As much as I generally detest James Hansen for capitalizing on the CAGW scam…all while getting his paycheck from the taxpayer…I agree with him on this one.
Mountain-top removal is flat immoral.
I can’t believe there is something I agree with him on….
Chris
Norfolk, VA, USA

savethesharks
September 28, 2010 7:46 pm

Bruce Cobb says:
September 28, 2010 at 2:05 pm
Hansen’s concern here is a false one. MTR is simply a convenient wagon to hitch his anti-C02, anti-coal circus act to.
=====================================
Bingo.
-Chris

savethesharks
September 28, 2010 8:14 pm

Ben D. says:
September 28, 2010 at 7:19 pm
There are mistakes made, do not get me wrong. But like I said, I am not sure what this type of mining does that other types do not…its just an emotional attachement which is stricly speaking…not something that really makes sense to me, just like the entire emotional global warming argument.
==============================
Ben, I appreciate your expertise and common sense approach on this site.
Will have to disagree with you here, however, because not only is the flora and fauna being altered [as what happens, say, in development], but the 300 million year old geology is being radically altered as well.
That is not an emotional argument.
And I understand that we blast our way through mountains for tunnels and on hillsides for freeways through mountain passes.
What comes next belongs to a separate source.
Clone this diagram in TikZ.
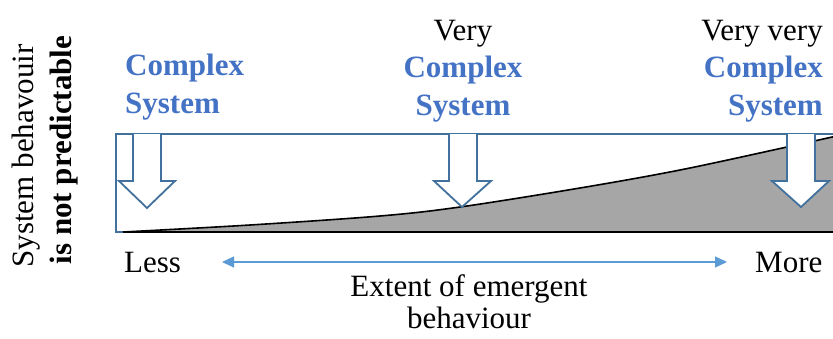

Sometimes, for our species, it has to happen.
Those don’t really bother me, though.
But slicing off a mountain top, does.
Maybe when mining “damage” is not so visible [as in underground], or even replaceable [as in reforesting strip-mined operations], it is not as hard to take, maybe even beneficial.
But MTR just seems morally wrong.
To me, MTR is sort of the Appalachia equivalent…of to how the Chinese are strip-mining the global oceans of large sharks, after they have ruled the deep for nearly half a billion years.
[Hence my screen name].
I dunno. Gotta choose my battles, I suppose.
I agree with Hansen for once, on this one, though I don’t agree with him for the reasons that his protests are simply a cover-up for his anti-coal agenda.
Thanks for hearing me out.
-Chris

September 28, 2010 8:19 pm

Couldnt agree more Dennis N

kadaka (KD Knoebel)
September 28, 2010 9:34 pm

alan said on September 28, 2010 at 7:25 pm:

NASA’s Dr Hansen needs to change his focus and start doing outreach to Muslims!

Has he protested the “mountaintop removals” by our troops in Afghanistan?
Old mines, old caves, both harboring known dangers to humans. What’s so wrong with people taking care of people-caused dangers to people?